If there are “distinctions and clear differences between Plaintiffs’ complaint here, and the claims brought in Ambac” why grant the motion? For Judge Swain clearly states that is not the norm, especially when there are issues that will have to be decided in this case irrespective of what the First Circuit decides. My opinion, however, is of no importance. Judge Swain’s opinion is what counts.
On the Utier challenge to the Board’s appointment, essentially the same argument that Aurelius made, unsurprisingly Judge Swain dismissed the complaint. The next day, Utier filed their notice of appeal. I am sure the union’s counsel will hustle to see if it can join the Aurelius oral argument presently set for September 10, 2018. Irrespective, that is going to be an epic argument. Wish I were there.
In the Pinto Lugo v. USA, a hodgepodge of legal claims, the USA filed a motion to dismiss challenging standing and the actual causes of action, saying among other things that “[t]here Is No Private Right of Action under the Declaration of Independence.” I expect this complaint to be dismissed as it is another attempt by those who refuse to understand or accept Congressional power over Puerto Rico.
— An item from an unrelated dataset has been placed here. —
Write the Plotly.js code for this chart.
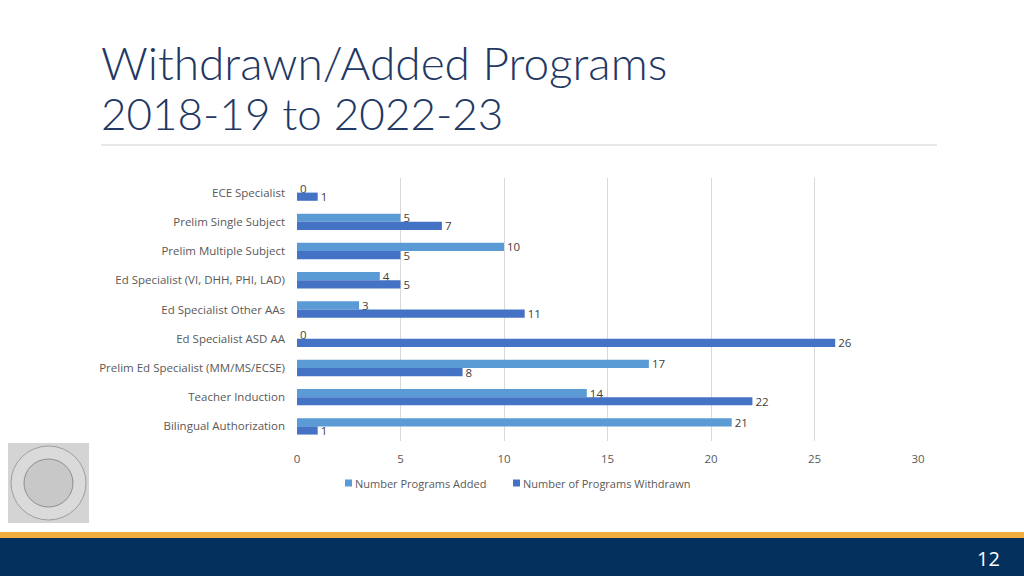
<!DOCTYPE html>
<html><head><meta charset="utf-8">
<script src="https://cdn.plot.ly/plotly-3.0.1.min.js"></script>
<style>html,body{margin:0;padding:0;background:#fff;}#chart{width:1024px;height:576px;}</style>
</head><body><div id="chart"></div>
<script>
const categories = ["ECE Specialist","Prelim Single Subject","Prelim Multiple Subject","Ed Specialist (VI, DHH, PHI, LAD)","Ed Specialist Other AAs","Ed Specialist ASD AA","Prelim Ed Specialist (MM/MS/ECSE)","Teacher Induction","Bilingual Authorization"];
const added = [0,5,10,4,3,0,17,14,21];
const withdrawn = [1,7,5,5,11,26,8,22,1];
const seriesNames = ["Number Programs Added","Number of Programs Withdrawn"];
const seriesColors = ['#5B9BD5','#4472C4'];
const xTicks = [0,5,10,15,20,25,30];

const L=297,R=918,T=178,B=441,W=1024,H=576;
const px = x => (x-L)/(R-L);
const py = y => (B-y)/(B-T);
const txt = '#595959';
const font = {family:'Open Sans, Noto Sans, sans-serif', size:11.5, color:txt};
const legFont = {family:'Open Sans, Noto Sans, sans-serif', size:11, color:txt};
const lblFont = {family:'Open Sans, Noto Sans, sans-serif', size:11.5, color:'#404040'};

const traces = [
 {type:'bar', orientation:'h', name:seriesNames[0], y:categories, x:added, marker:{color:seriesColors[0]},
  text:added.map(String), textposition:'outside', constraintext:'none', textfont:lblFont, cliponaxis:false, hoverinfo:'none', showlegend:false},
 {type:'bar', orientation:'h', name:seriesNames[1], y:categories, x:withdrawn, marker:{color:seriesColors[1]},
  text:withdrawn.map(String), textposition:'outside', constraintext:'none', textfont:lblFont, cliponaxis:false, hoverinfo:'none', showlegend:false}
];

// legend drawn in pixel positions
const legendX = [345, 513];
const legendShapes = seriesColors.map((c,i)=>({type:'rect', xref:'paper', yref:'paper', x0:px(legendX[i]), x1:px(legendX[i]+7), y0:py(479.5), y1:py(486.5), fillcolor:c, line:{width:0}}));
const legendAnn = seriesNames.map((n,i)=>({xref:'paper', yref:'paper', x:px(legendX[i]+8), y:py(483), xanchor:'left', yanchor:'middle', showarrow:false, text:n, font:legFont}));

const layout = {
 width:W, height:H, paper_bgcolor:'#fff', plot_bgcolor:'#fff',
 margin:{l:L, r:W-R, t:T, b:H-B, pad:0},
 barmode:'group', bargap:0.44, bargroupgap:0,
 showlegend:false,
 xaxis:{range:[0,30], tickvals:xTicks, showgrid:true, gridcolor:'#D9D9D9', gridwidth:1, zeroline:false, showline:false, ticks:'', tickfont:font, ticklabelstandoff:9, fixedrange:true},
 yaxis:{autorange:'reversed', type:'category', showgrid:false, zeroline:false, showline:false, ticks:'', tickfont:font, ticklabelstandoff:11, fixedrange:true},
 annotations:[
  {xref:'paper', yref:'paper', x:px(99), y:py(62), xanchor:'left', yanchor:'middle', showarrow:false,
   text:'Withdrawn/Added Programs', font:{family:'Lato, Open Sans, sans-serif', size:46, weight:300, color:'#1F3864'}},
  {xref:'paper', yref:'paper', x:px(99), y:py(113), xanchor:'left', yanchor:'middle', showarrow:false,
   text:'2018-19 to 2022-23', font:{family:'Lato, Open Sans, sans-serif', size:44, weight:300, color:'#1F3864'}},
  {xref:'paper', yref:'paper', x:px(988), y:py(558), xanchor:'center', yanchor:'middle', showarrow:false,
   text:'12', font:{family:'Open Sans, sans-serif', size:20, color:'#FFFFFF'}}
 ].concat(legendAnn),
 shapes:[
  {type:'line', xref:'paper', yref:'paper', x0:px(101), x1:px(937), y0:py(145), y1:py(145), line:{color:'#D0D0D0', width:1}},
  {type:'rect', xref:'paper', yref:'paper', x0:px(0), x1:px(1024), y0:py(532), y1:py(538), fillcolor:'#F2AE3F', line:{width:0}},
  {type:'rect', xref:'paper', yref:'paper', x0:px(0), x1:px(1024), y0:py(538), y1:py(576), fillcolor:'#04305E', line:{width:0}},
  {type:'rect', xref:'paper', yref:'paper', x0:px(8), x1:px(89), y0:py(443), y1:py(523), fillcolor:'#D4D4D4', line:{width:0}},
  {type:'circle', xref:'paper', yref:'paper', x0:px(11), x1:px(86), y0:py(446), y1:py(520), fillcolor:'#DADADA', line:{color:'#9E9E9E', width:1}},
  {type:'circle', xref:'paper', yref:'paper', x0:px(24), x1:px(73), y0:py(459), y1:py(507), fillcolor:'#C8C8C8', line:{color:'#8E8E8E', width:1}}
 ].concat(legendShapes)
};
Plotly.newPlot('chart', traces, layout, {displayModeBar:false, staticPlot:true});
</script></body></html>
As expected the Legislature filed a notice of appeal from the dismissal of their complaint. Once this was done, Governor Rosselló, who is at odds with Senate President Thomas Rivera Schatz, vowed he would also appeal. As of August 19, 2018, he had not, nor requested leave to do so.
This summary is merely what I believe are the more salient motions and decisions in the cases. I receive an average of 20 filings each day so it would be impossible to summarize everything. If you have legal interest in these cases, I urge you to hire an attorney to represent you.